Québec Native Women reacts to the request filed at the Public Inquiry Commission on relations between Indigenous Peoples and certain public services
Kahnawake, October 23rd, 2017 – Québec Native Women announces that it will no longer be represented by its lawyers at the hearings of the Public Inquiry Commission on relations between Indigenous Peoples and certain public services in Québec, due to financial realities limiting the organization’s access to legal expertise. QNW is extremely disappointed by the lack of continued support from the Secrétariat aux affaires autochtones (SAA) and other ministries we have contacted, and is very preoccupied by the impact that this decision can have the process.
Since the beginning of this public inquiry, QNW submitted funding requests to the Québec government. QNW has expressed the necessity of its presence all throughout the process. A few days before the beginning of the hearings this fall, SAA offered an initial amount to our organization, allowing us to be present during the first weeks of hearings. On October 20th, the minister submitted a new proposal, clearly insufficient to allow the organization to continue to be represented until the end of the inquiry.

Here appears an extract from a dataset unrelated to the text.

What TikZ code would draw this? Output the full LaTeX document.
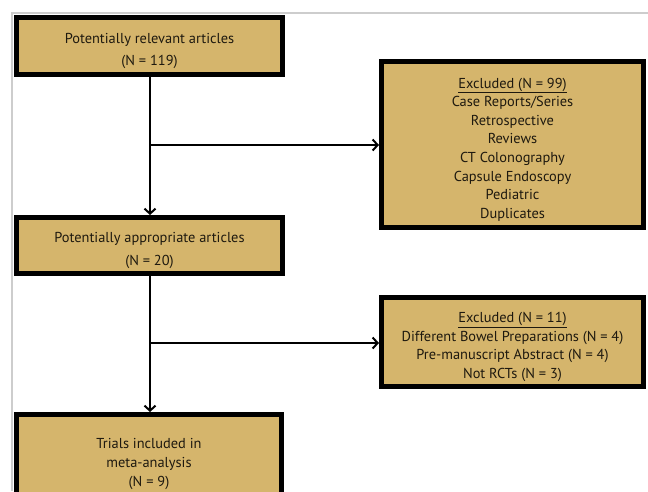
\documentclass[tikz,border=0pt]{standalone}
\usepackage{fontspec}
\setmainfont{PT Sans}
\usetikzlibrary{arrows.meta}
\definecolor{boxfill}{RGB}{213,181,108}
\definecolor{txt}{RGB}{30,25,15}
\definecolor{framegray}{RGB}{205,205,205}
\begin{document}
\begin{tikzpicture}[x=1pt,y=-1pt,
  box/.style={draw=black,fill=boxfill,line width=5pt,rectangle,inner sep=0pt},
  boxtext/.style={inner sep=0pt,align=center,text=txt,yshift=-5pt,
    font=\fontsize{14.4}{18.6}\selectfont},
  conn/.style={line width=2pt,draw=black},
  arr/.style={conn,-{Straight Barb[length=5pt,width=11pt,line width=2pt]}}]
\useasboundingbox (0,0) rectangle (648,491);
\clip (0,0) rectangle (648,491);
\fill[white] (0,0) rectangle (648,491);
\draw[framegray,line width=1.2pt] (12,491) -- (12,13) -- (648,13);
\node[box,minimum width=266pt,minimum height=57pt] (a) at (149.5,46) {};
\node[boxtext] (at) at (a.center) {Potentially relevant articles\\[4pt](N = 119)};
\node[box,minimum width=262pt,minimum height=166pt] (b) at (512.5,144.5) {};
\node[boxtext] (bt) at (b.center)
  {\underline{Excluded (N = 99)}\\Case Reports/Series\\Retrospective\\Reviews\\CT Colonography\\Capsule Endoscopy\\Pediatric\\Duplicates};
\node[box,minimum width=266pt,minimum height=56pt] (c) at (149.5,245.5) {};
\node[boxtext] (ct) at (c.center) {Potentially appropriate articles\\[4pt](N = 20)};
\node[box,minimum width=262pt,minimum height=89pt] (d) at (512.5,342) {};
\node[boxtext] (dt) at (d.center)
  {\underline{Excluded (N = 11)}\\Different Bowel Preparations (N = 4)\\Pre-manuscript Abstract (N = 4)\\Not RCTs (N = 3)};
\node[box,minimum width=265pt,minimum height=89pt] (e) at (149,459) {};
\node[boxtext] (et) at (e.center) {Trials included in\\meta-analysis\\(N = 9)};
\coordinate (j1) at (150,145);
\coordinate (j2) at (150,343);
\draw[arr] (a.south -| j1) -- (c.north -| j1);
\draw[arr] (j1) -- (j1 -| b.west);
\draw[arr] (c.south -| j2) -- (e.north -| j2);
\draw[arr] (j2) -- (j2 -| d.west);
\end{tikzpicture}
\end{document}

QNW reiterates the importance of this commission and the necessity for indigenous witnesses who will testify regarding the racism and discrimination they’ve experienced within public institutions to note the presence of a representative indigenous organization within the inquiry. It is these testimonies that will allow the inquiry to depict a complete picture of systemic problems existing within institutions. As soon as the inquiry was announced, QNW quickly informed the government that it was its responsibility to ensure a balanced legal representation, in order to fulfill the mandate of the inquiry. We are deeply disappointed that this fundamental right has not been assured for indigenous organizations.
QNW has maintained that it would actively participate in the hearings and, despite the irrefutable experience of the organization in matters of justice and defence of indigenous women’s rights, it is unrealistic to think that we can do so without adequate legal representation. To this end, our absence in future hearings will evidently create a deep imbalance of representation, in comparison to the Ministry of Justice and other instances that are legally represented. This imbalance could be perceived by many as an additional factor contributing to the systemic discrimination against indigenous people in public services, the present case being legal services.
“We have mobilized for the creation of this public inquiry. We want to participate in the hearings without any constraints. The government must be fully committed, and this also means ensuring that indigenous people are represented in the same way as public services. It is difficult to believe that the inquiry will fulfill its mandate without the assured presence of a legal expertise defending our rights”, states Viviane Michel, president of QNW.